## Instruction
Copy each line of the entries that contains the word "this".

## Available data
** start **

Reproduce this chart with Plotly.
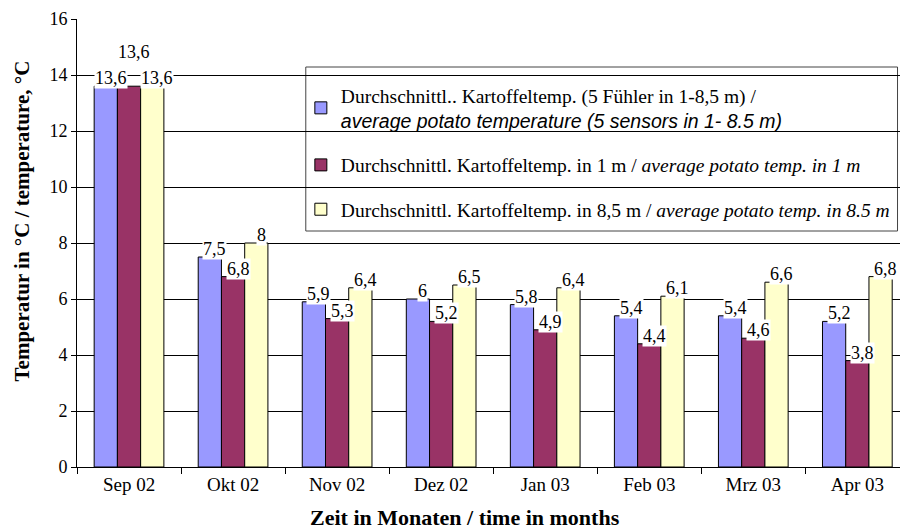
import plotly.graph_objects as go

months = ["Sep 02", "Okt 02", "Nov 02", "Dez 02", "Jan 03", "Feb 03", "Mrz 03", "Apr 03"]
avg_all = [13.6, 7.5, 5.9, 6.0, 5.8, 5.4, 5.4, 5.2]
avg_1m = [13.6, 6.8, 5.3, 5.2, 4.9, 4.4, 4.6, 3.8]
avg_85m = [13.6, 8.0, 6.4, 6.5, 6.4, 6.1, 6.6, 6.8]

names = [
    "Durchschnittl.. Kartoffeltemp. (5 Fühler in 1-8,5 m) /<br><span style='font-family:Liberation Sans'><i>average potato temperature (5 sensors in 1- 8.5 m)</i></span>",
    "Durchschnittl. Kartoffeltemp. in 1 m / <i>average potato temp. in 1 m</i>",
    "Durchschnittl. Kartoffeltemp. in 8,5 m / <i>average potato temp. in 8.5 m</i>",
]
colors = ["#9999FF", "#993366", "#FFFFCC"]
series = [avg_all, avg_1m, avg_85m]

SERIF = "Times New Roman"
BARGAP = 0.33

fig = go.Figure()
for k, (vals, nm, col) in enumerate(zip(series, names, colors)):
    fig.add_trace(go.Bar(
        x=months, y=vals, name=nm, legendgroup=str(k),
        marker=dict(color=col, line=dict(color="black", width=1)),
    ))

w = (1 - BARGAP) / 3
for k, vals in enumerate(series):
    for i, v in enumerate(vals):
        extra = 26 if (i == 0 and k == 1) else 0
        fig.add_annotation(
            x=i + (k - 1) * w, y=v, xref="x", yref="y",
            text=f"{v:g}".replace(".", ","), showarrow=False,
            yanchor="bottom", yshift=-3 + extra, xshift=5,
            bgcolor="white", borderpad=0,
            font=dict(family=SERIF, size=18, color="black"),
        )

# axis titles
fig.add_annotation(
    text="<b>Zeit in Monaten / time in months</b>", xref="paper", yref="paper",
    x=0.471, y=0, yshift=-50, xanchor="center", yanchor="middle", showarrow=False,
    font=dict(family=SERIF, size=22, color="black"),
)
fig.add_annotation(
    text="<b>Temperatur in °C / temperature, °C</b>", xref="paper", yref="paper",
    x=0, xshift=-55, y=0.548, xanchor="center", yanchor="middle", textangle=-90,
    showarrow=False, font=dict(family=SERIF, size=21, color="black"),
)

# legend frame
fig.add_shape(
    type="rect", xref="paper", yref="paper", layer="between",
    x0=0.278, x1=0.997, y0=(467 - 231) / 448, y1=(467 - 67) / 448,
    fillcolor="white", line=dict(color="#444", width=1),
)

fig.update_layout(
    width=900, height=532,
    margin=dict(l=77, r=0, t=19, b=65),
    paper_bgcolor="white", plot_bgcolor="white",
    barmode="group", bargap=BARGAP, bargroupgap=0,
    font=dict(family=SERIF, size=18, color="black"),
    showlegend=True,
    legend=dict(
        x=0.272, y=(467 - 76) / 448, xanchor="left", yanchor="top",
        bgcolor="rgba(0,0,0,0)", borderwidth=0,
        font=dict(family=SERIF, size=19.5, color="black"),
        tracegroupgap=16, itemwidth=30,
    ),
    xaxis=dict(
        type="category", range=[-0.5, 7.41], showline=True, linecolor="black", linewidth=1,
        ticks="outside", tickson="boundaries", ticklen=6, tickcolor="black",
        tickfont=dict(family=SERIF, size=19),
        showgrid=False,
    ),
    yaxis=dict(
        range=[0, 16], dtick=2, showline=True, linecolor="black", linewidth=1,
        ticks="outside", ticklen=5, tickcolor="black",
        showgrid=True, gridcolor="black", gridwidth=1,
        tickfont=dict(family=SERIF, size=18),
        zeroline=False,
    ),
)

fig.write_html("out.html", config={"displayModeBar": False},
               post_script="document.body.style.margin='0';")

** end **
** start **

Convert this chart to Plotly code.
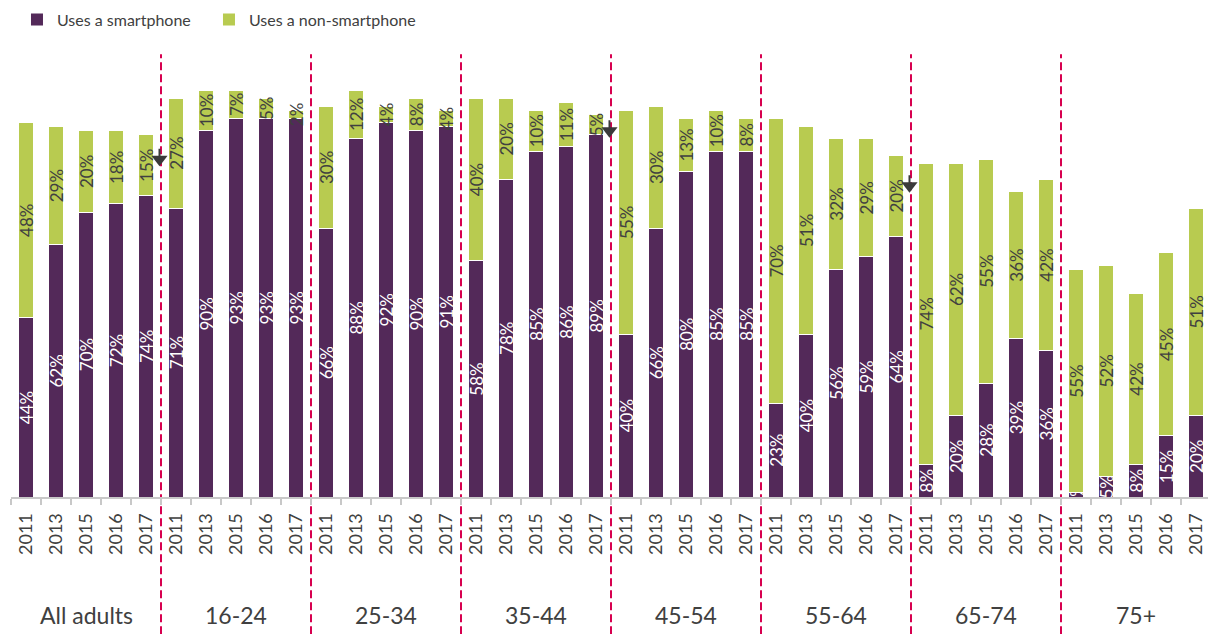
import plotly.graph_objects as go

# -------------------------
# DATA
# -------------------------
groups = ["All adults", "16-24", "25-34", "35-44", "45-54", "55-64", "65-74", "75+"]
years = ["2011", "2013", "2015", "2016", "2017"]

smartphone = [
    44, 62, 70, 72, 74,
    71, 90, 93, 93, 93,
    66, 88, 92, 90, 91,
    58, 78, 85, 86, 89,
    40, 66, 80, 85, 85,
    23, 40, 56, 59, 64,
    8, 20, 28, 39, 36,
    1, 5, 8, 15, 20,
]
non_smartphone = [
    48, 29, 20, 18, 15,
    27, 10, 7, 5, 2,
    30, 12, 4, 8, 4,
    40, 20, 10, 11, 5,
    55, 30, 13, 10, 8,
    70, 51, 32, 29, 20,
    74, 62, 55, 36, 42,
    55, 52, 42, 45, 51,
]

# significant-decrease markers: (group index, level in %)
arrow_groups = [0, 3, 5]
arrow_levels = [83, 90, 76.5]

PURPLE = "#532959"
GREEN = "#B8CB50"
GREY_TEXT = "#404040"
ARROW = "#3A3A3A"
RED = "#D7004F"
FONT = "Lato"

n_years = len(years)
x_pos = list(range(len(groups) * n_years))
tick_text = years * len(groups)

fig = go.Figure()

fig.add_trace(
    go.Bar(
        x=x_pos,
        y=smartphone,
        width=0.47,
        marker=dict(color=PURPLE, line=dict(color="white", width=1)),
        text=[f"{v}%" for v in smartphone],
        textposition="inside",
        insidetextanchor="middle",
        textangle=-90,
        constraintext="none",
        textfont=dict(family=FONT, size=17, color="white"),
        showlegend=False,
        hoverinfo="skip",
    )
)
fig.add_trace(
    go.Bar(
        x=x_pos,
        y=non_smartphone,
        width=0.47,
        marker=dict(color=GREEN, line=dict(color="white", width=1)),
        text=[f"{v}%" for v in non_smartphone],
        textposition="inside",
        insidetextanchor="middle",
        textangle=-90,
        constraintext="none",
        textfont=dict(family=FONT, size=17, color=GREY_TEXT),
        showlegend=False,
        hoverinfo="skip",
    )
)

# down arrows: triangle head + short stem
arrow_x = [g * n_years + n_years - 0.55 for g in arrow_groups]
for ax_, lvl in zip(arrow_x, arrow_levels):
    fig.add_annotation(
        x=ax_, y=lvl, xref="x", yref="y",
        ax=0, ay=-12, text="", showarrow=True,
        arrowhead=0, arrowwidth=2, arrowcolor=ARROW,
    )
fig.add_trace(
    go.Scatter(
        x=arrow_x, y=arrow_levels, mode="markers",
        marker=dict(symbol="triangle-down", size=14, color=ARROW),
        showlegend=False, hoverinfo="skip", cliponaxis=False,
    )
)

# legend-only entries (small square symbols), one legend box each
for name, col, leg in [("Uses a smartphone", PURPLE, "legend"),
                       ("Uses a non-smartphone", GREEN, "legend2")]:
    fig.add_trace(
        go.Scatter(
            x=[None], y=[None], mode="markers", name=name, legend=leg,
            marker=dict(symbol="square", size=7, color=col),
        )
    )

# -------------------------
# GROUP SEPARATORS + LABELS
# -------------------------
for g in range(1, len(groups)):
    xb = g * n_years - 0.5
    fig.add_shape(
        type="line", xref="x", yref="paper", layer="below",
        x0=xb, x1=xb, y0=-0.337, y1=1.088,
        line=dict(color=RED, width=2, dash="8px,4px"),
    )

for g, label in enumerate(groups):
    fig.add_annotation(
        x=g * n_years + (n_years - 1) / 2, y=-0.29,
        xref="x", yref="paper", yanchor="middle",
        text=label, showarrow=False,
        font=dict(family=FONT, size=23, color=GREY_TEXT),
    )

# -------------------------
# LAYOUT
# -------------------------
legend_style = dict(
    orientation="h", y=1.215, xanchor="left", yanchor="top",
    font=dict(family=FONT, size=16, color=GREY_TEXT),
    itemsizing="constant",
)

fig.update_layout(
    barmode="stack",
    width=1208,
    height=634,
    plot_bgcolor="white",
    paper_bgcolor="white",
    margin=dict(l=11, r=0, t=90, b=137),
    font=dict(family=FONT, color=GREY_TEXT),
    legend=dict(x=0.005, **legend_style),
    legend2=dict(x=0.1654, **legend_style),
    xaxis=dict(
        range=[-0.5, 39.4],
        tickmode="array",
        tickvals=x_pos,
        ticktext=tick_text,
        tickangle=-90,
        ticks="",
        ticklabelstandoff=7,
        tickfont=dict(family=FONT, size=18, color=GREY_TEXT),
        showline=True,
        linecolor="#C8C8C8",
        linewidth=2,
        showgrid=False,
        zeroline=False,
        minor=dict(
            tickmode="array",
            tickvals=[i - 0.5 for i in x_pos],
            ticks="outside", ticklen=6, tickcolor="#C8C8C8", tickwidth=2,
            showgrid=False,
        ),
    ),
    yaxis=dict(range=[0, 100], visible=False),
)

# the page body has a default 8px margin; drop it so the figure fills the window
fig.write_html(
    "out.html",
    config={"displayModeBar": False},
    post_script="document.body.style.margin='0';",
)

** end **
** start **

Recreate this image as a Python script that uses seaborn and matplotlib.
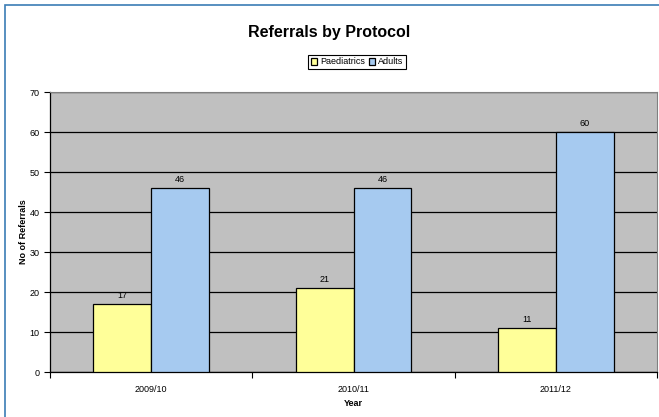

** end **

## Output of the task
Reproduce this chart with Plotly.
Convert this chart to Plotly code.
Recreate this image as a Python script that uses seaborn and matplotlib.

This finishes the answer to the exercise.